Originally Posted by Jhevon
here is a sketch of the proof

if S has a minimum, then inf(S) = min{S} and so is in the set

now suppose S does not have a minimum, and let x = inf(s)

then there is some $\epsilon > 0$ so that $(x + \epsilon )\in S$. let $s_1 = x + \epsilon$. then by the denseness of $\mathbb{R}$, there is some $s_2 \in \mathbb{R}$, so that $x < s_2 < s_1$ and $s_2 \in S$. continue this logic by induction to create a sequence $\{ s_n \}$ that converges to $x$

Ok, but was I on the right track at all in what I first wrote?
• Oct 29th 2008, 01:29 PM
kathrynmath
Quote:

Originally Posted by Jhevon
here is a sketch of the proof

if S has a minimum, then inf(S) = min{S} and so is in the set

now suppose S does not have a minimum, and let x = inf(s)

then there is some $\epsilon > 0$ so that $(x + \epsilon )\in S$. let $s_1 = x + \epsilon$. then by the denseness of $\mathbb{R}$, there is some $s_2 \in \mathbb{R}$, so that $x < s_2 < s_1$ and $s_2 \in S$. continue this logic by induction to create a sequence $\{ s_n \}$ that converges to $x$

Ok I got that, but now I'm trying to figure out how to create a sequence that converges to x.
• Oct 29th 2008, 02:55 PM
Plato
Quote:

Originally Posted by kathrynmath
Ok I got that, but now I'm trying to figure out how to create a sequence that converges to x.

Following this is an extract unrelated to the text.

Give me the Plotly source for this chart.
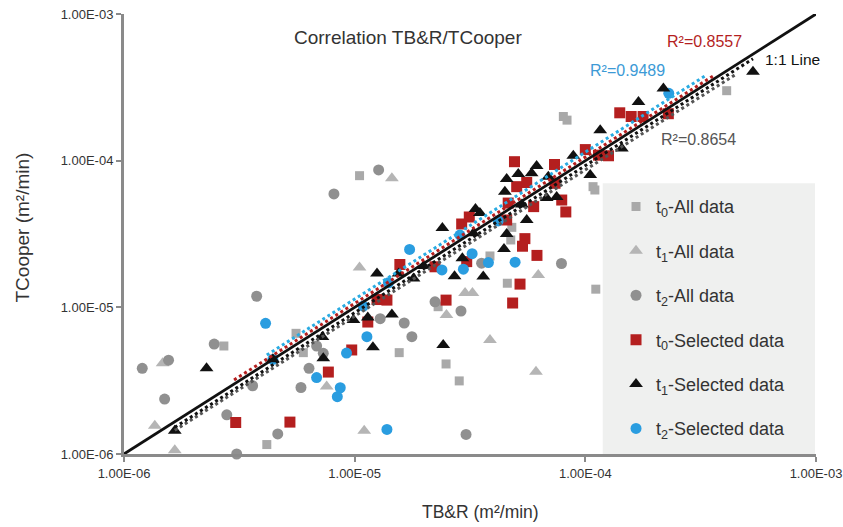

You don’t need a sequence.
Say that $\sigma = \inf (S)$. If $\sigma \in S$ you are done.
So suppose that $\sigma \notin S$.
Hence $\left( {\forall z \in S} \right)\left[ {\sigma < z} \right]$.
If $\varepsilon > 0 \Rightarrow \left( {\exists x \in S} \right)\left[ {\sigma < x < \sigma + \varepsilon } \right]\quad$.
That means that $\sigma$ is an accumulation point of $S$.